STATED GOAL: Reproduce the listing below from the line with "Write the D3.js code for this chart." to the line with "const queuePointLabels = [[], []];", both lines included, character for character, minus any pictures.

ENTRIES PROVIDED:

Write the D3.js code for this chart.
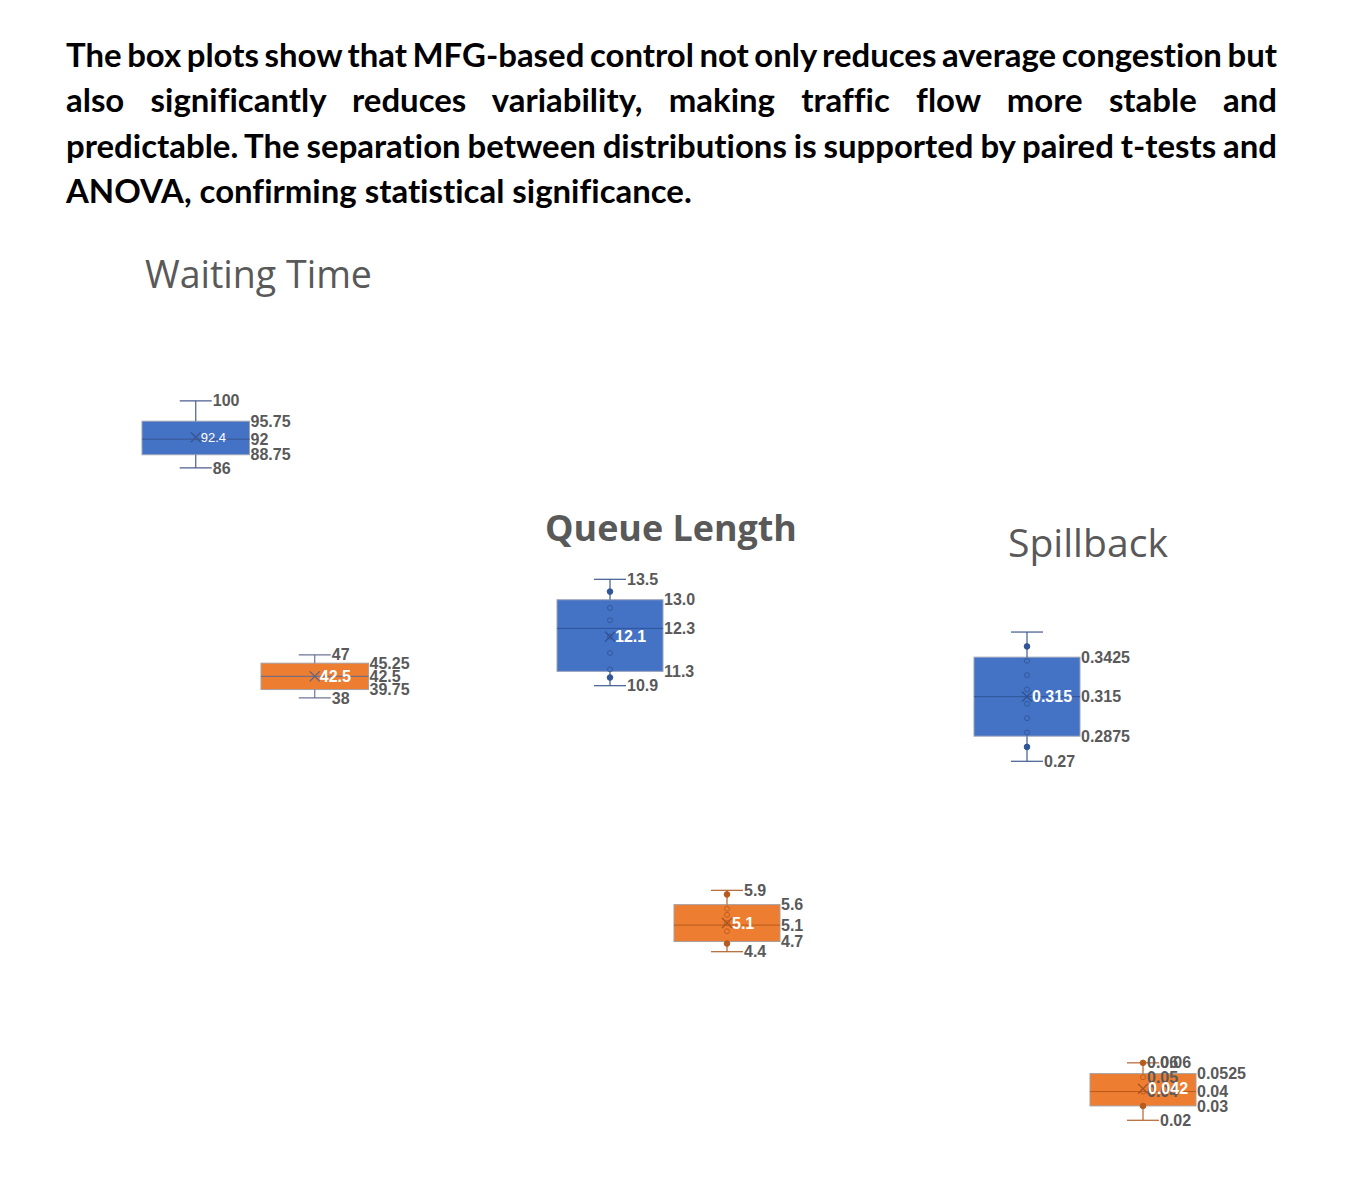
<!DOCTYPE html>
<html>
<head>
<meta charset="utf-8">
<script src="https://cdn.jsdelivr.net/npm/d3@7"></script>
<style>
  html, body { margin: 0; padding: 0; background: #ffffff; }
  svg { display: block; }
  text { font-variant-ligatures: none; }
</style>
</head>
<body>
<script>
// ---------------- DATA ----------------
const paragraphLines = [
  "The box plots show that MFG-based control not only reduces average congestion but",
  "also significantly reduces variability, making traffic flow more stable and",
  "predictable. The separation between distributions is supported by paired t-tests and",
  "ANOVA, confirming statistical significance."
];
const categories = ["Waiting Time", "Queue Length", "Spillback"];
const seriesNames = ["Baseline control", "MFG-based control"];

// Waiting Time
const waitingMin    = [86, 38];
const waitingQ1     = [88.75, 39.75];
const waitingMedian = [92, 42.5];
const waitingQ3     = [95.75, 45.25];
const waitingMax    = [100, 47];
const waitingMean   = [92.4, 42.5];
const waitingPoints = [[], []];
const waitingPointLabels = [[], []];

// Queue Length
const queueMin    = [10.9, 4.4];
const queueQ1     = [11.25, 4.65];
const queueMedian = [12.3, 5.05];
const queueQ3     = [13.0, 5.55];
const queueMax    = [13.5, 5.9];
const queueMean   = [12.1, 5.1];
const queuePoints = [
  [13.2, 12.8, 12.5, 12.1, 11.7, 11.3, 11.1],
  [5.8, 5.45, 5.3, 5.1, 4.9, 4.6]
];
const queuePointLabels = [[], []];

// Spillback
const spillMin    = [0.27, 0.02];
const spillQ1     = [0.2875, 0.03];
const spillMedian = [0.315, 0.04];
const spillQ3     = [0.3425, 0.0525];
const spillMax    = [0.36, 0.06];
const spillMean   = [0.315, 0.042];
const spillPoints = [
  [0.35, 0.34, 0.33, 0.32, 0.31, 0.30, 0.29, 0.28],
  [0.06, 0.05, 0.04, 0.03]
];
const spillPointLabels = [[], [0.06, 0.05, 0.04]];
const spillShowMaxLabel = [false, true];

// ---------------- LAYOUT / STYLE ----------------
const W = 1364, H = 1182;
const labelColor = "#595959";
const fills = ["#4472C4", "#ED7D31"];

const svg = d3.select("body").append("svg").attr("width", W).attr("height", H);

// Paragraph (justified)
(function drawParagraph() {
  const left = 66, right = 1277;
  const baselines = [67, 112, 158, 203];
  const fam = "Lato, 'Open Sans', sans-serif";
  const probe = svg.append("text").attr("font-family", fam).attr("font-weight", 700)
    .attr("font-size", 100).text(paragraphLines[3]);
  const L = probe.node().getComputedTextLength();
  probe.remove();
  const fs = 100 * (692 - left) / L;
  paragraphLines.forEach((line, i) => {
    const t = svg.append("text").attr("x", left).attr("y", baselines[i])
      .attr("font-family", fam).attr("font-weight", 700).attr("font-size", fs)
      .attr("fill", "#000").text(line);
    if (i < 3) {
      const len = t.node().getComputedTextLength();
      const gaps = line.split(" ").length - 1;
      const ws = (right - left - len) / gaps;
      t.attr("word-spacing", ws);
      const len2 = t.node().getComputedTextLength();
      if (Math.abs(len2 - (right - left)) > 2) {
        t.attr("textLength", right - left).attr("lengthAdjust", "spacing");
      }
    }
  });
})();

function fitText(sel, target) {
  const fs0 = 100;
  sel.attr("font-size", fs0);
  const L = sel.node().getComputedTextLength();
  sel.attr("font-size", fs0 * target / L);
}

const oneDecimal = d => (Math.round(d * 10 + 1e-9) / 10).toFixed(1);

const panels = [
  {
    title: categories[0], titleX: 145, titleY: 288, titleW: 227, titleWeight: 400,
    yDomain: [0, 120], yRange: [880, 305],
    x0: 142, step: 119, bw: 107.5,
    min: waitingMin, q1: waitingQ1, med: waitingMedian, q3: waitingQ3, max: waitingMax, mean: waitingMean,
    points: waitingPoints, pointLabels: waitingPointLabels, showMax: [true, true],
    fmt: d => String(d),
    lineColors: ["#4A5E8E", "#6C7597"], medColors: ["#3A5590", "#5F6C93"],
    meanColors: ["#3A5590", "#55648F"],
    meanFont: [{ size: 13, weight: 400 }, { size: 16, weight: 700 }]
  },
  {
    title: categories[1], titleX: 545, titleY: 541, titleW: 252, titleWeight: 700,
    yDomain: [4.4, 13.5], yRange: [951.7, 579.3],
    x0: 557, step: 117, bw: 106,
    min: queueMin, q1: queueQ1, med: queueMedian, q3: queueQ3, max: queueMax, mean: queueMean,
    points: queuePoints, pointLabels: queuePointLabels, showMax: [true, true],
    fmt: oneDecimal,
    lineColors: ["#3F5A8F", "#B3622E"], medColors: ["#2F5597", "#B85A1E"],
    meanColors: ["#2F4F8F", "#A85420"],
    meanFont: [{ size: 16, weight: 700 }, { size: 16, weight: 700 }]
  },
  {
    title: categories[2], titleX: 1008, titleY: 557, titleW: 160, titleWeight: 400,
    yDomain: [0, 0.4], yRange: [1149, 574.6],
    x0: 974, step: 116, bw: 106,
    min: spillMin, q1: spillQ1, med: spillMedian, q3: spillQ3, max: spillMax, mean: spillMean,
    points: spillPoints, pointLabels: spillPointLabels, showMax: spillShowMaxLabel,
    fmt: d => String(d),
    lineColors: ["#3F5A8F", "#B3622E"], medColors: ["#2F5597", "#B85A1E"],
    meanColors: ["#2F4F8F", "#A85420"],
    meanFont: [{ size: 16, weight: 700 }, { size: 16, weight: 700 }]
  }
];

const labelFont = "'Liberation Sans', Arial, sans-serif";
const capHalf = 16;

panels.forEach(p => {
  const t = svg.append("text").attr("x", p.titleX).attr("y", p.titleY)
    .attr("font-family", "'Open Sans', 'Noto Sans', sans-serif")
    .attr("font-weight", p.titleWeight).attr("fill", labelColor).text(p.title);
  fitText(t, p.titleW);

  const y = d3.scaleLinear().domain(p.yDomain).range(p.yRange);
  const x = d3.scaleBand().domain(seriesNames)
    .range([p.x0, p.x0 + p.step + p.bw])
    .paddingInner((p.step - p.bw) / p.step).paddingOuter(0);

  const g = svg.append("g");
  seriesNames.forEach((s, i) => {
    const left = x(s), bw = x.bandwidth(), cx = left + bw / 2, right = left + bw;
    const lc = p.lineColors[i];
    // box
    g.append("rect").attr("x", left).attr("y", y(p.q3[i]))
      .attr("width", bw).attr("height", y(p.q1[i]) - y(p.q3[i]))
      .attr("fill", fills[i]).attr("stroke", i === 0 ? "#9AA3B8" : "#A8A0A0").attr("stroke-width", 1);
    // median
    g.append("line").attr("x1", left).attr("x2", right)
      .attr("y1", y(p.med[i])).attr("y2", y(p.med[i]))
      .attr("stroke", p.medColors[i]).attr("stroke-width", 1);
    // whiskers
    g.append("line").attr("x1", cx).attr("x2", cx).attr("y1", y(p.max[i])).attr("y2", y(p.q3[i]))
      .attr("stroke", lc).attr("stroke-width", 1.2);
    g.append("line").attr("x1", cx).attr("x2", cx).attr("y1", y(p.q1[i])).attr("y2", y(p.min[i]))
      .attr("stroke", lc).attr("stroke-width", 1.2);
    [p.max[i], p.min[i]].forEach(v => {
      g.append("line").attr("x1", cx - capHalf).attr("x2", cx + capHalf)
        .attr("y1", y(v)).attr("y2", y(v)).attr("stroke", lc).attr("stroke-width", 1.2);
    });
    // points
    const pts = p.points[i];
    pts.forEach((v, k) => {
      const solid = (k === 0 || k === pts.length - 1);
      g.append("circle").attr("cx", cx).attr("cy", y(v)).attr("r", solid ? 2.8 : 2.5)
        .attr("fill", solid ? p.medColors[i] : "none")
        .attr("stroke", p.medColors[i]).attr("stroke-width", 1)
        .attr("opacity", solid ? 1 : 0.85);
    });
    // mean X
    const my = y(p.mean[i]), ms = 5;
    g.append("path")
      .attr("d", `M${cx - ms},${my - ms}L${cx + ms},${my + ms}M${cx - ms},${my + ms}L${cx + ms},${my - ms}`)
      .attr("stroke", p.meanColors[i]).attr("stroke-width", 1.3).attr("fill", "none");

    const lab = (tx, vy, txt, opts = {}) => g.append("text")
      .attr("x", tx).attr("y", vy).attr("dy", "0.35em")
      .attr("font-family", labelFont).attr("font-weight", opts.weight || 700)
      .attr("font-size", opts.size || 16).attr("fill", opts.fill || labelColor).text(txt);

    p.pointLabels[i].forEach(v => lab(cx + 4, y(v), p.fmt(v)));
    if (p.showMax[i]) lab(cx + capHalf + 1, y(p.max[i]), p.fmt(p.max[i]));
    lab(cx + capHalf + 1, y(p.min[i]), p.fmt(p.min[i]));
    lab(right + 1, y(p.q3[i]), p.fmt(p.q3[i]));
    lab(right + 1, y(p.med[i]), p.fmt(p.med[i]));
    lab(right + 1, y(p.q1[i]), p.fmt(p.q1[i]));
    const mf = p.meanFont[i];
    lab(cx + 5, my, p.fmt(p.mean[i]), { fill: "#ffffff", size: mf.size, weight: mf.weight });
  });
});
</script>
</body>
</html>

==

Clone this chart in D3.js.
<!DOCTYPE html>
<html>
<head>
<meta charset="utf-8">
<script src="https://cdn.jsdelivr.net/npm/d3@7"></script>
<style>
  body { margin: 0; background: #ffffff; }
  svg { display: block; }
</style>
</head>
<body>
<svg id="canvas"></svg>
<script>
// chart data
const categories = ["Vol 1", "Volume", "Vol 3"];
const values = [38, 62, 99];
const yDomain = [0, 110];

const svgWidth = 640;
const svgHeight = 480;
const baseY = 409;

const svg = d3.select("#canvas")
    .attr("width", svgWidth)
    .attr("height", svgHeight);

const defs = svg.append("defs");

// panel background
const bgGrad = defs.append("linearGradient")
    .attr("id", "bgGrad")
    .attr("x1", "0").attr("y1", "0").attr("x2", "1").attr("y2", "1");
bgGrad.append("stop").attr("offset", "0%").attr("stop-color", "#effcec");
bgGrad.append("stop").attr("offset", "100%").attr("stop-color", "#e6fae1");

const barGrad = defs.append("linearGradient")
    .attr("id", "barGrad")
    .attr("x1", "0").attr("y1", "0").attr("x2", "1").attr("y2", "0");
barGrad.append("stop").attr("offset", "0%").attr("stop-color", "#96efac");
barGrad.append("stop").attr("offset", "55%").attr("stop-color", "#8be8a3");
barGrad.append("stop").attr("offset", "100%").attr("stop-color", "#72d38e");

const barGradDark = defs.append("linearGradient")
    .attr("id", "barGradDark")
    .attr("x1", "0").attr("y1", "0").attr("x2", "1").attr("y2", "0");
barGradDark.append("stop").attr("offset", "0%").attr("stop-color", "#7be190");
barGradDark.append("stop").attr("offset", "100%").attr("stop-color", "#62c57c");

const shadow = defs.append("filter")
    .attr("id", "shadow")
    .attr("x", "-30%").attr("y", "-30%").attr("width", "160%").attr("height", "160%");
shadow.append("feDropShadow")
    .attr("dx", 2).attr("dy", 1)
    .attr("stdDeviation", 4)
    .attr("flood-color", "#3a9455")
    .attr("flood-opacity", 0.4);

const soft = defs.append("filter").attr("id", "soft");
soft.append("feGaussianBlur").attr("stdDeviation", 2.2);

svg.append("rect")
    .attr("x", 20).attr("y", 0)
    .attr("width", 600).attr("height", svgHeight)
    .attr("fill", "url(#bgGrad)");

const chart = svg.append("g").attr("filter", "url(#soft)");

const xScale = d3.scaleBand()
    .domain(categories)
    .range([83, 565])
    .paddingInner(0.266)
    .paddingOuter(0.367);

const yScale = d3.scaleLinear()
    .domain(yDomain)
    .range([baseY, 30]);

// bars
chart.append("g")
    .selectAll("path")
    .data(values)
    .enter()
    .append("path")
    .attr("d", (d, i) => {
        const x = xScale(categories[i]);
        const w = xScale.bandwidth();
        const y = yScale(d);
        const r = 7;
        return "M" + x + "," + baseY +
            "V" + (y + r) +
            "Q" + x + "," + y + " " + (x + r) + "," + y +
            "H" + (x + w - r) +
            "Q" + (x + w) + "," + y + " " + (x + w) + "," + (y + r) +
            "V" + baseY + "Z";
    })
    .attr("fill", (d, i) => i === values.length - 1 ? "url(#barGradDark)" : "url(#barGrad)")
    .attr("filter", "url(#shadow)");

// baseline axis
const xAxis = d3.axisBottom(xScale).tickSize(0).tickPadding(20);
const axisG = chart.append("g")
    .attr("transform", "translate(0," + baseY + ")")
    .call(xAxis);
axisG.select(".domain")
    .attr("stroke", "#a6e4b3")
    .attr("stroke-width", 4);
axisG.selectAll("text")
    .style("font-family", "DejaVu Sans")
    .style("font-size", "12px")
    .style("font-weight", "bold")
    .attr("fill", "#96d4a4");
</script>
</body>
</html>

* * *

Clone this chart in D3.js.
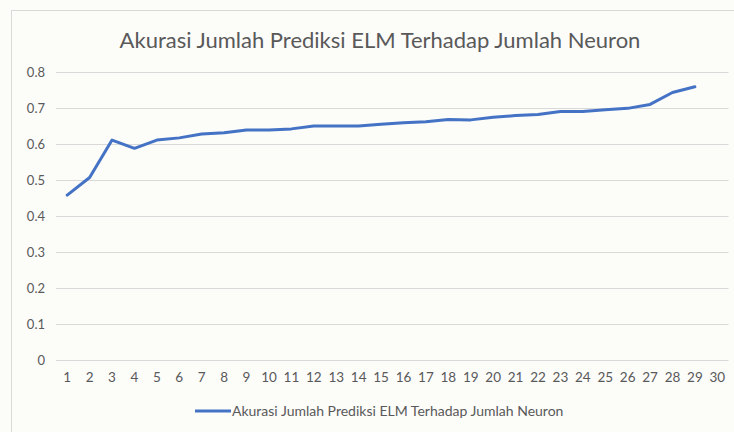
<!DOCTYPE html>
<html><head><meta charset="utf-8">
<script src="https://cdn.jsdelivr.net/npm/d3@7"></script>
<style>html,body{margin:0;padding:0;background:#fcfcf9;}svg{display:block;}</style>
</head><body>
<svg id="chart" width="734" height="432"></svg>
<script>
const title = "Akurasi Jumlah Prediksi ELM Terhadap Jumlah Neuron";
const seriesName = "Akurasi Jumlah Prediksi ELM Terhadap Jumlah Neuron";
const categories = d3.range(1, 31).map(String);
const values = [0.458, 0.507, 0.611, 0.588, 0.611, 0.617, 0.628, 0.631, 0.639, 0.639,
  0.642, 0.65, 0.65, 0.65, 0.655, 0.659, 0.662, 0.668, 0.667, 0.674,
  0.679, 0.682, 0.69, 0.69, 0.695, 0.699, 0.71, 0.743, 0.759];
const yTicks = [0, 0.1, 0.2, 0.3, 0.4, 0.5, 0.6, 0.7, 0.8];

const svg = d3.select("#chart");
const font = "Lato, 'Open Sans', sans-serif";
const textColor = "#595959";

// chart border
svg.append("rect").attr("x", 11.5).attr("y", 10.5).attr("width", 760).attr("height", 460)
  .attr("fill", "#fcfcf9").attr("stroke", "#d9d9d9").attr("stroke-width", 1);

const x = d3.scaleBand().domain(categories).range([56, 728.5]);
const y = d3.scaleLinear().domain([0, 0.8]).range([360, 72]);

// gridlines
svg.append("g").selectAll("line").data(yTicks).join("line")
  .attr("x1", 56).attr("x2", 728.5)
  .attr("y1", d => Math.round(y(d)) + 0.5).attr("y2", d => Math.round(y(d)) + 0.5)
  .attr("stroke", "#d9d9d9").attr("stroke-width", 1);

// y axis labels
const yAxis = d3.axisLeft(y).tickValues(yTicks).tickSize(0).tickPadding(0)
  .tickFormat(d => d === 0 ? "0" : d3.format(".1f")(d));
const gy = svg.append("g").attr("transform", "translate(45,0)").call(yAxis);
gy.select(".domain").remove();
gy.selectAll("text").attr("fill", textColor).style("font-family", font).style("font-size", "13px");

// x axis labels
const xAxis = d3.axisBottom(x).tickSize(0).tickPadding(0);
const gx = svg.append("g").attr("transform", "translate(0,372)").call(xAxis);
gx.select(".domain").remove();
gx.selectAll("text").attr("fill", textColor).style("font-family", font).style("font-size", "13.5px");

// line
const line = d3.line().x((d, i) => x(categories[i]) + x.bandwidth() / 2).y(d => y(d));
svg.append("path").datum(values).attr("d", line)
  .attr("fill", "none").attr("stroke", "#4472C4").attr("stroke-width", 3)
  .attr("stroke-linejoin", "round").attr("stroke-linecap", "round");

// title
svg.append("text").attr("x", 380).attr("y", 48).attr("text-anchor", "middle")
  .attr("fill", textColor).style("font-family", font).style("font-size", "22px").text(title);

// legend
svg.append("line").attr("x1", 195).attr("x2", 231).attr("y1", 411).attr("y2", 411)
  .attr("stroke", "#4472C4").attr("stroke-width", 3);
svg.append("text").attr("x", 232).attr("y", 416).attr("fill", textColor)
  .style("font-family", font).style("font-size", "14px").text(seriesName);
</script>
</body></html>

THE REPLY:
Write the D3.js code for this chart.
<!DOCTYPE html>
<html>
<head>
<meta charset="utf-8">
<script src="https://cdn.jsdelivr.net/npm/d3@7"></script>
<style>
  html, body { margin: 0; padding: 0; background: #ffffff; }
  svg { display: block; }
  text { font-variant-ligatures: none; }
</style>
</head>
<body>
<script>
// ---------------- DATA ----------------
const paragraphLines = [
  "The box plots show that MFG-based control not only reduces average congestion but",
  "also significantly reduces variability, making traffic flow more stable and",
  "predictable. The separation between distributions is supported by paired t-tests and",
  "ANOVA, confirming statistical significance."
];
const categories = ["Waiting Time", "Queue Length", "Spillback"];
const seriesNames = ["Baseline control", "MFG-based control"];

// Waiting Time
const waitingMin    = [86, 38];
const waitingQ1     = [88.75, 39.75];
const waitingMedian = [92, 42.5];
const waitingQ3     = [95.75, 45.25];
const waitingMax    = [100, 47];
const waitingMean   = [92.4, 42.5];
const waitingPoints = [[], []];
const waitingPointLabels = [[], []];

// Queue Length
const queueMin    = [10.9, 4.4];
const queueQ1     = [11.25, 4.65];
const queueMedian = [12.3, 5.05];
const queueQ3     = [13.0, 5.55];
const queueMax    = [13.5, 5.9];
const queueMean   = [12.1, 5.1];
const queuePoints = [
  [13.2, 12.8, 12.5, 12.1, 11.7, 11.3, 11.1],
  [5.8, 5.45, 5.3, 5.1, 4.9, 4.6]
];
const queuePointLabels = [[], []];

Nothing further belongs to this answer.